Grundsätzlich wird vorläufiger Rechtsschutz nach § 86b Abs. 2 SGG gewährt, um einer gegenwärtigen oder unmittelbar bevorstehenden Notlage zu begegnen. Eine Ausnahme kommt nur dann in Betracht, wenn ein konkreter Nachholbedarf glaubhaft gemacht wird und die daraus folgenden Gefahren für die Sicherung des laufenden Lebensunterhalts konkret belegt werden (Beschlüsse des LSG Berlin-Brandenburg vom 30. September 2008 – L 10 B 1693/08 AS ER –, 30. Januar 2008 – L 9 B 600/07 KR ER –; 04. Januar 2008 – L 28 B 2130/07 AS ER –). Der Antragsstellerin droht insoweit der Verlust der Wohnung, denn eine Räumung der von der Antragstellerin (zumindest) gemieteten Wohnung war für den 06. September 2010 vorgesehen und ist lediglich wegen des hier mit der Beschwerde angegriffenen Beschlusses aufgehoben worden. Es dürfte nahe liegend sein, dass das weitere Verhalten des Vermieters abhängig von der Entscheidung hier im Verfahren ist. Bei einer insgesamt offenen Forderung von 10.440,25 € hält es aber der Senat nicht für glaubhaft gemacht, dass der Antragstellerin keine Räumung drohen würde, wenn ihr lediglich der nicht für zulässig erachtete Anteil von 2.498,85 € darlehensweise zugesprochen würde.

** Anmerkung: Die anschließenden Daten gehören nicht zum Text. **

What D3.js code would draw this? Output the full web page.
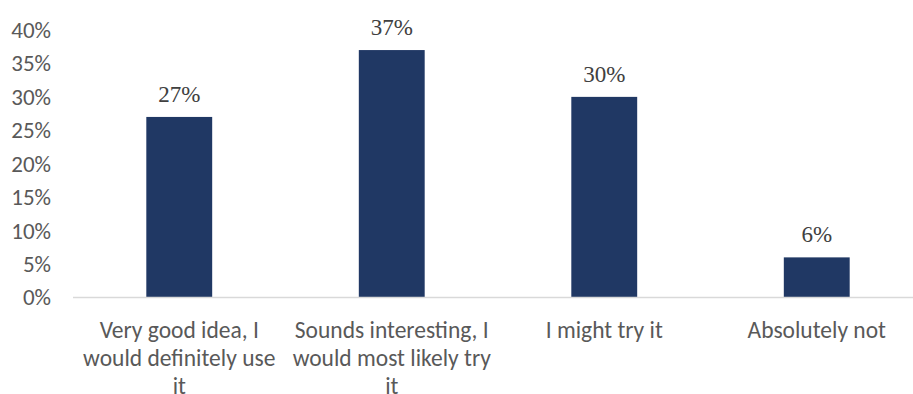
<!DOCTYPE html>
<html>
<head>
<meta charset="utf-8">
<script src="https://cdn.jsdelivr.net/npm/d3@7"></script>
<style>
  html, body { margin: 0; padding: 0; background: #fff; }
  svg { display: block; }
</style>
</head>
<body>
<svg id="chart" width="913" height="394"></svg>
<script>
// Survey answers and their shares (percent)
const categories = [
  "Very good idea, I would definitely use it",
  "Sounds interesting, I would most likely try it",
  "I might try it",
  "Absolutely not"
];
const shares = [27, 37, 30, 6];
const yTicks = [0, 5, 10, 15, 20, 25, 30, 35, 40];

const data = categories.map((c, i) => ({ category: c, value: shares[i] }));

const svg = d3.select("#chart");
const W = 913, H = 394;
const plot = { left: 73, right: 923, top: 30, bottom: 297.5 };

const x = d3.scaleBand()
  .domain(categories)
  .range([plot.left, plot.right])
  .paddingInner(0.69)
  .paddingOuter(0.345);

const y = d3.scaleLinear()
  .domain([0, 40])
  .range([plot.bottom, plot.top]);

const axisFont = "Carlito, Calibri, Lato, sans-serif";
const axisColor = "#595959";

// Y axis tick labels (no axis line, no ticks)
const yAxis = svg.append("g")
  .attr("transform", `translate(${plot.left - 22},0)`)
  .call(d3.axisLeft(y).tickValues(yTicks).tickSize(0).tickPadding(0).tickFormat(d => d + "%"));
yAxis.select(".domain").remove();
yAxis.selectAll("text")
  .attr("font-family", axisFont)
  .attr("font-size", 23)
  .attr("fill", axisColor);

// Bars
svg.append("g").selectAll("rect")
  .data(data)
  .join("rect")
  .attr("x", d => x(d.category))
  .attr("y", d => y(d.value))
  .attr("width", x.bandwidth())
  .attr("height", d => y(0) - y(d.value))
  .attr("fill", "#203864");

// Baseline
svg.append("line")
  .attr("x1", plot.left).attr("x2", W)
  .attr("y1", y(0)).attr("y2", y(0))
  .attr("stroke", "#d9d9d9")
  .attr("stroke-width", 1.5);

// Value labels above bars
svg.append("g").selectAll("text")
  .data(data)
  .join("text")
  .attr("x", d => x(d.category) + x.bandwidth() / 2)
  .attr("y", d => y(d.value) - 15)
  .attr("text-anchor", "middle")
  .attr("font-family", "'Liberation Serif', 'Times New Roman', serif")
  .attr("font-size", 23)
  .attr("fill", "#404040")
  .text(d => d.value + "%");

// Category labels, wrapped to the band
const xAxis = svg.append("g")
  .attr("transform", `translate(0,${y(0)})`)
  .call(d3.axisBottom(x).tickSize(0).tickPadding(0));
xAxis.select(".domain").remove();
xAxis.selectAll("text")
  .attr("font-family", axisFont)
  .attr("font-size", 23.5)
  .attr("fill", axisColor)
  .attr("dy", null)
  .attr("y", 40)
  .call(wrap, 204, 28);

function wrap(sel, width, lineHeight) {
  sel.each(function () {
    const text = d3.select(this);
    const words = text.text().split(/\s+/);
    const y0 = +text.attr("y");
    text.text(null);
    let line = [];
    let lineNo = 0;
    let tspan = text.append("tspan").attr("x", 0).attr("y", y0);
    for (const w of words) {
      line.push(w);
      tspan.text(line.join(" "));
      if (tspan.node().getComputedTextLength() > width && line.length > 1) {
        line.pop();
        tspan.text(line.join(" "));
        line = [w];
        lineNo++;
        tspan = text.append("tspan").attr("x", 0).attr("y", y0 + lineNo * lineHeight).text(w);
      }
    }
  });
}
</script>
</body>
</html>
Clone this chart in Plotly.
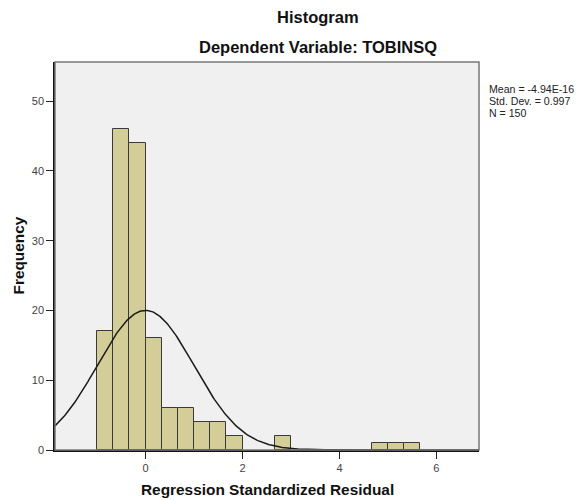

Nach alledem bleibt die Beschwerde ohne Erfolg.
Die Kostenentscheidung folgt aus § 193 SGG in entsprechender Anwendung und berücksichtigt nach Maßgabe einer einheitlichen Kostenentscheidung, dass „nur“ die Antragsgegnerin zu 1. im erstinstanzlichen Verfahren teilweise unterlegen ist.
Der Beschluss ist nicht mit einer Beschwerde zum Bundessozialgericht anfechtbar; § 177 SGG.